Despite a rocky start, Facebook (FB) said it will emit “millions more” shares to still wary investors, as in just a few months select insiders and early investors will be free to sell their shares once what is known as “the lock-up period” expires.
But, wouldn’t a flood of available stock further reduce Facebook's stock price? Stephen Diamond, professor of law at Santa Clara University, surely thinks so. "This is a big issue hanging over the price of the stock," he said. “Facebook's stock price still has a way to go on the downside as the market takes account of increased supply, " he added.
Investors, who are already weary due to FB’s less-than-stellar performance so far, are nervously awaiting the expiration of the lock-up period because historically even strong IPO’s suffer declines as the market doesn’t receive well the news of executives and early investors trying to get rid of stock.
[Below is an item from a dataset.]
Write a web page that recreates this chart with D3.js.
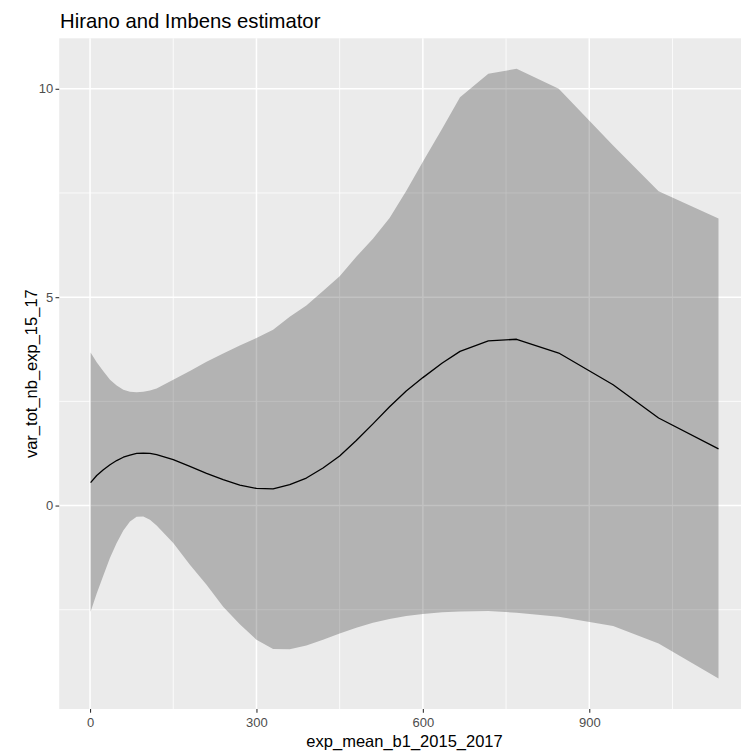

However, it’s possible that more shares could be issued to pay for more acquisitions. Facebook announced its $1 billion Instagram acquisition right before the IPO, which was received as a positive development as suggested the young company was financially might. Nonetheless, this also has a potential downside as investors could see acquisitions as events that further dilute their stakes in the company.
Will Facebook accelerate its downward spiral with the release of millions of more shares? Hopefully not, because given the size and scope of its battered IPO a failing could be fatal not only for the social network but for the technology sector at large prompting the feared and anticipated Tech Bubble 2.0.